SIMBAD references

It has been widely claimed that several lines of observational evidence point towards a `downsizing' of the process of galaxy formation over cosmic time. This behaviour is sometimes termed `antihierarchical', and contrasted with the `bottom-up' (small objects form first) assembly of the dark matter structures in cold dark matter (CDM) models. In this paper, we address three different kinds of observational evidence that have been described as `downsizing': the stellar mass assembly (i.e. more massive galaxies assemble at higher redshift with respect to low-mass ones), star formation rate (SFR) (i.e. the decline of the specific star formation rate is faster for more massive systems) and the ages of the stellar populations in local galaxies (i.e. more massive galaxies host older stellar populations). We compare a broad compilation of available data sets with the predictions of three different semi-analytic models of galaxy formation within the ΛCDM framework. In the data, we see only weak evidence at best of `downsizing' in stellar mass and in SFR. Despite the different implementations of the physical recipes, the three models agree remarkably well in their predictions.
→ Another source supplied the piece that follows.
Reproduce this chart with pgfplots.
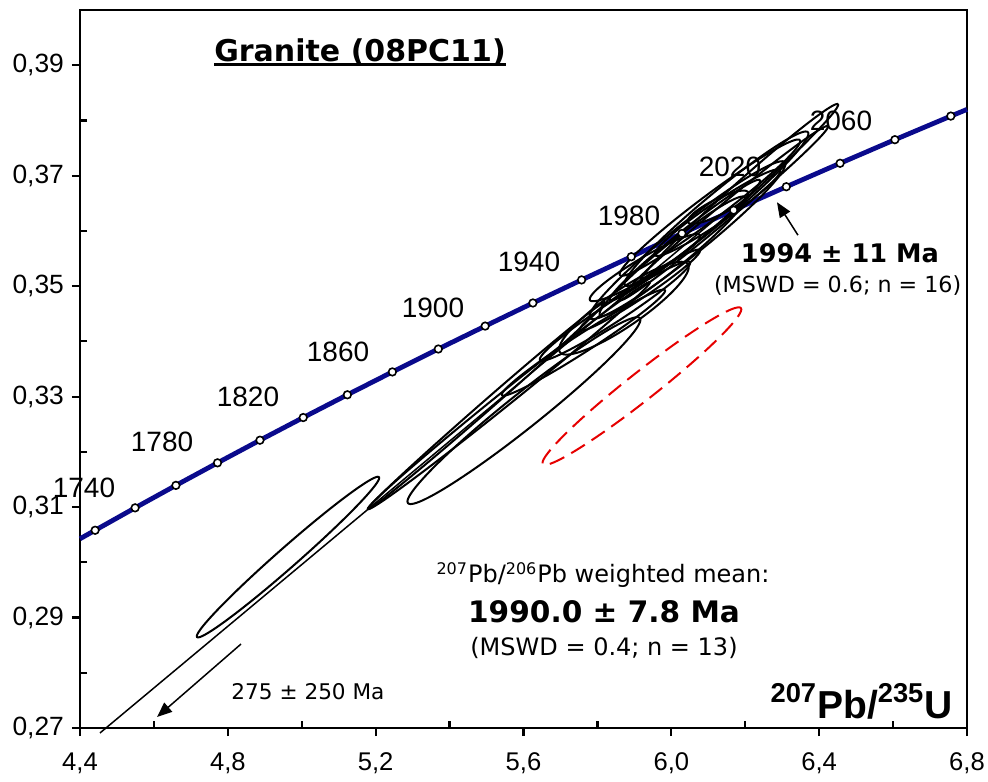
\documentclass[border=0pt]{standalone}
\usepackage{fontspec}
\setmainfont{Liberation Sans}
\newfontfamily\verd{DejaVu Sans}
\usepackage{pgfplots}
\pgfplotsset{compat=1.18}
\usetikzlibrary{arrows.meta,calc}

\definecolor{concblue}{RGB}{10,10,140}
\definecolor{ellred}{RGB}{230,0,0}

% error ellipse from its two tips (x1,y1) (x2,y2) and half width #5 (px)
\newcommand\ellip[6]{%
  \addplot[#6, domain=0:360, samples=121, variable=\t, smooth]
  ({(#1+#3)/2 + (#3-#1)/2*cos(\t) - (#4-#2)/2*5525/369.6*#5/veclen((#3-#1)/2*369.6,(#4-#2)/2*5525)*sin(\t)},
   {(#2+#4)/2 + (#4-#2)/2*cos(\t) + (#3-#1)/2*369.6/5525*#5/veclen((#3-#1)/2*369.6,(#4-#2)/2*5525)*sin(\t)});
}
\newcommand\thul[1]{\setbox0\hbox{#1}\rlap{\rule[-2.4pt]{\wd0}{1.4pt}}\box0}

\begin{document}
\begin{tikzpicture}
\begin{axis}[
  scale only axis, width=443.5pt, height=359pt,
  xmin=4.4, xmax=6.8, ymin=0.27, ymax=0.40,
  xtick={4.4,4.8,5.2,5.6,6.0,6.4,6.8},
  ytick={0.27,0.29,0.31,0.33,0.35,0.37,0.39},
  minor x tick num=1, minor y tick num=1,
  xtick pos=bottom, ytick pos=left,
  clip=false, scaled ticks=false,
  axis line style={line width=1.2pt},
  every tick/.style={black, line width=1.1pt},
  tick align=outside, major tick length=4pt, minor tick length=-3.5pt,
  x tick label style={font=\fontsize{12.8}{14}\selectfont, yshift=-5pt,
    /pgf/number format/.cd, fixed, fixed zerofill, precision=1, use comma, assume math mode=true},
  y tick label style={font=\fontsize{13.2}{14}\selectfont, xshift=-0.5pt,
    /pgf/number format/.cd, fixed, fixed zerofill, precision=2, use comma, assume math mode=true},
]
% concordia
\addplot[concblue, line width=2.4pt] coordinates {
 (4.4,0.30426) (4.4409,0.30580) (4.5491,0.30986) (4.6595,0.31393) (4.7721,0.31801)
 (4.8869,0.32211) (5.0040,0.32621) (5.1234,0.33033) (5.2452,0.33447) (5.3695,0.33862)
 (5.4962,0.34277) (5.6254,0.34695) (5.7572,0.35113) (5.8916,0.35533) (6.0287,0.35954)
 (6.1685,0.36376) (6.3111,0.36800) (6.4566,0.37225) (6.6049,0.37652) (6.7562,0.38079)
 (6.8,0.38200)};

% discordia
\addplot[black, line width=0.75pt] coordinates {(4.4541,0.2691) (6.1263,0.3625)};

% error ellipses
\ellip{4.7166}{0.28647}{5.2090}{0.31543}{10}{black, line width=1pt}
\ellip{5.1792}{0.30964}{5.8205}{0.34710}{5}{black, line width=1pt}
\ellip{5.1792}{0.30964}{5.9422}{0.35072}{7}{black, line width=1pt}
\ellip{5.2874}{0.31072}{5.9152}{0.34421}{17}{black, line width=1pt}
\ellip{5.5418}{0.33027}{5.9828}{0.34928}{9}{black, line width=1pt}
\ellip{5.6446}{0.33661}{6.0504}{0.35434}{10}{black, line width=1pt}
\ellip{5.7528}{0.34204}{6.0775}{0.35652}{8}{black, line width=1pt}
\ellip{5.6987}{0.33805}{6.0450}{0.35398}{18}{black, line width=1pt}
\ellip{5.8069}{0.34475}{6.1992}{0.36611}{12}{black, line width=1pt}
\ellip{5.8746}{0.35018}{6.3697}{0.37787}{14}{black, line width=1pt}
\ellip{5.9152}{0.35072}{6.4509}{0.38294}{9}{black, line width=1pt}
\ellip{5.8610}{0.34747}{6.4238}{0.37896}{8}{black, line width=1pt}
\ellip{6.0450}{0.36158}{6.2074}{0.36701}{8}{black, line width=1pt}
\ellip{5.7799}{0.34747}{6.0775}{0.35923}{10}{black, line width=1pt}
\ellip{5.8340}{0.34747}{6.2398}{0.36919}{9}{black, line width=1pt}
\ellip{5.9557}{0.35561}{6.2939}{0.37100}{10}{black, line width=1pt}
\ellip{5.7799}{0.34421}{6.3075}{0.37244}{16}{black, line width=1pt}
\ellip{5.8610}{0.35199}{6.3481}{0.37643}{12}{black, line width=1pt}
\ellip{5.6527}{0.31778}{6.1884}{0.34602}{14}{ellred, line width=1pt, dash pattern=on 8pt off 4pt}

% concordia age marks (every 20 Ma)
\addplot[only marks, mark=*, mark size=1.9pt, mark options={fill=white, draw=black, line width=0.8pt}] coordinates {
 (4.4409,0.30580) (4.5491,0.30986) (4.6595,0.31393) (4.7721,0.31801)
 (4.8869,0.32211) (5.0040,0.32621) (5.1234,0.33033) (5.2452,0.33447) (5.3695,0.33862)
 (5.4962,0.34277) (5.6254,0.34695) (5.7572,0.35113) (5.8916,0.35533) (6.0287,0.35954)
 (6.1685,0.36376) (6.3111,0.36800) (6.4566,0.37225) (6.6049,0.37652) (6.7562,0.38079)};

% age labels
\begin{scope}[every node/.style={font=\fontsize{14}{16}\selectfont}]
\node at (axis cs:4.4108,0.31344) {1740};
\node at (axis cs:4.6219,0.32176) {1780};
\node at (axis cs:4.8545,0.32991) {1820};
\node at (axis cs:5.0981,0.33805) {1860};
\node at (axis cs:5.3551,0.34602) {1900};
\node at (axis cs:5.6148,0.35434) {1940};
\node at (axis cs:5.8854,0.36267) {1980};
\node at (axis cs:6.1587,0.37154) {2020};
\node at (axis cs:6.4590,0.37986) {2060};
\end{scope}

% annotations
\node at (axis cs:5.1576,0.39235) {\verd\bfseries\fontsize{15}{18}\selectfont\thul{Granite (08PC11)}};
\node at (axis cs:6.4560,0.35597) {\verd\bfseries\fontsize{12.8}{14}\selectfont 1994 ± 11 Ma};
\node at (axis cs:6.4500,0.35018) {\verd\fontsize{11.1}{13}\selectfont (MSWD = 0.6; n = 16)};
\node at (axis cs:5.8151,0.29769) {\verd\fontsize{12}{14}\selectfont\textsuperscript{207}Pb/\textsuperscript{206}Pb weighted mean:};
\node at (axis cs:5.8178,0.29100) {\verd\bfseries\fontsize{14.8}{17}\selectfont 1990.0 ± 7.8 Ma};
\node at (axis cs:5.8178,0.28448) {\verd\fontsize{12}{14}\selectfont (MSWD = 0.4; n = 13)};
\node at (axis cs:5.0169,0.27652) {\verd\fontsize{10.8}{12}\selectfont 275 ± 250 Ma};
\node[anchor=base east, inner sep=0pt] at (axis cs:6.7620,0.27181)
  {\bfseries\fontsize{19.5}{22}\selectfont\textsuperscript{207}Pb/\textsuperscript{235}U};
\draw[line width=0.75pt, -{Triangle[length=7.5pt,width=6pt]}] (axis cs:6.3426,0.35923) -- (axis cs:6.2858,0.36520);
\draw[line width=0.75pt, -{Triangle[length=7.5pt,width=6pt]}] (axis cs:4.8356,0.28520) -- (axis cs:4.6083,0.27199);
\end{axis}
\pgfresetboundingbox
\path[use as bounding box] ($(current axis.south west)+(-40pt,-26.5pt)$) rectangle ($(current axis.north east)+(10.5pt,5pt)$);
\end{tikzpicture}
\end{document}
We find that, when observational errors on stellar mass and SFR are taken into account, the models acceptably reproduce the evolution of massive galaxies (M > 10¹¹M_☉ in stellar mass), over the entire redshift range that we consider (0 ≲ z ≲ 4). However, lower mass galaxies, in the stellar mass range 10⁹-10¹¹M_☉, are formed too early in the models and are too passive at late times. Thus, the models do not correctly reproduce the downsizing trend in stellar mass or the archaeological downsizing, while they qualitatively reproduce the mass-dependent evolution of the SFR. We demonstrate that these discrepancies are not solely due to a poor treatment of satellite galaxies but are mainly connected to the excessively efficient formation of central galaxies in high-redshift haloes with circular velocities ∼100-200 km/s. We conclude that some physical processes operating on these mass scales - most probably star formation and/or supernova feedback - are not yet properly treated in these models.